Intercultural respect
As part of this mutual process of emotional and cognitive rapprochement and deepening of understanding, another key element of intercultural communication will evolve: appreciation of the other culture and the resulting fundamental respect for the other person. Such respect is both a necessary condition and key driver for replacing cultural ethnocentrism and hence, the sense of one’s own cultural superiority, with a more relativistic attitude. This makes it an important enabling force, allowing cultural contacts as bias-free and as equal as possible.
Intercultural learning
Respecting the culture of others while viewing one’s own with a healthy sense of relativism is part of an attitude which has become particularly important in the process of integrating minority with majority cultures a process that is taking place in all European countries today. Both are indeed indispensable if intercultural learning is to work as “a form of social learning which, through the experience of cultural differences and by the means of cultural comparisons, leads to a thorough analysis and the adoption of a relativistic view of one’s own standards and social systems, as well as to a reduction of cultural (national) prejudice (...)“. Needless to say, this applies to both sides, i.e., representatives of the majority and minority cultures alike.

Cultural production
If the experience and relativistic view of cultural differences is so essential for social and intercultural learning, a focus must be placed not merely on the act of imparting knowledge but also, and more significantly, on emotional =learning. An important contributor to this process is scenic understanding, a perception and comprehension technique based on the findings of psychoanalysis. Where knowledge is not enough, language fails and communication is not successful, images and scenes, reminiscences and fantasies, musical and creative elements can facilitate emotional access and reach deep layers of the psyche where cultural boundaries and differences are cancelled out or, at least, do indeed become relative. Instead, we obtain radically new, hitherto inconceivable patterns of contact and understanding between people of diverse origins.
The methods and media employed in this process are manifold. The range extends from drawing and painting memories and fantasy images to photographing and documenting impressions and events, narrating folk tales and histories, developing and performing various forms of theatre, making music and celebrating festivities together, learning new dances and songs, etc. Only creativity and imagination are the limits.

Cultural awareness
Regardless of which methodical approach is chosen, subsequent joint verbal reflection is particularly helpful in achieving intercultural communication. Under the guidance of a competent facilitator, it is possible to summarize key findings, fill in knowledge gaps, and convey new insights to all participants – all in an effort to attain a significantly higher level of mutual cultural acceptance. The training of skilled facilitators and moderators with appropriate intercultural experience is of major importance here.

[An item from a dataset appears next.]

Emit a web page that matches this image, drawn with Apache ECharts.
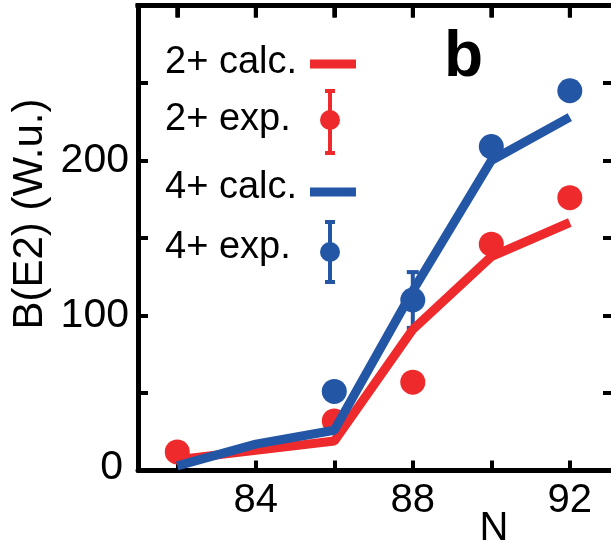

Many such forms of creative methods, media and training were developed, tried and analysed in the participating adult education centres in four European countries as part of the present project, “Enhancing Cultural Awareness through Cultural Production“. The results and experience gained should encourage the continuation and reproduction of this approach, which is aimed at facilitating our understanding of our fellow Other and hence, ourselves – as the only way to improve cultural awareness.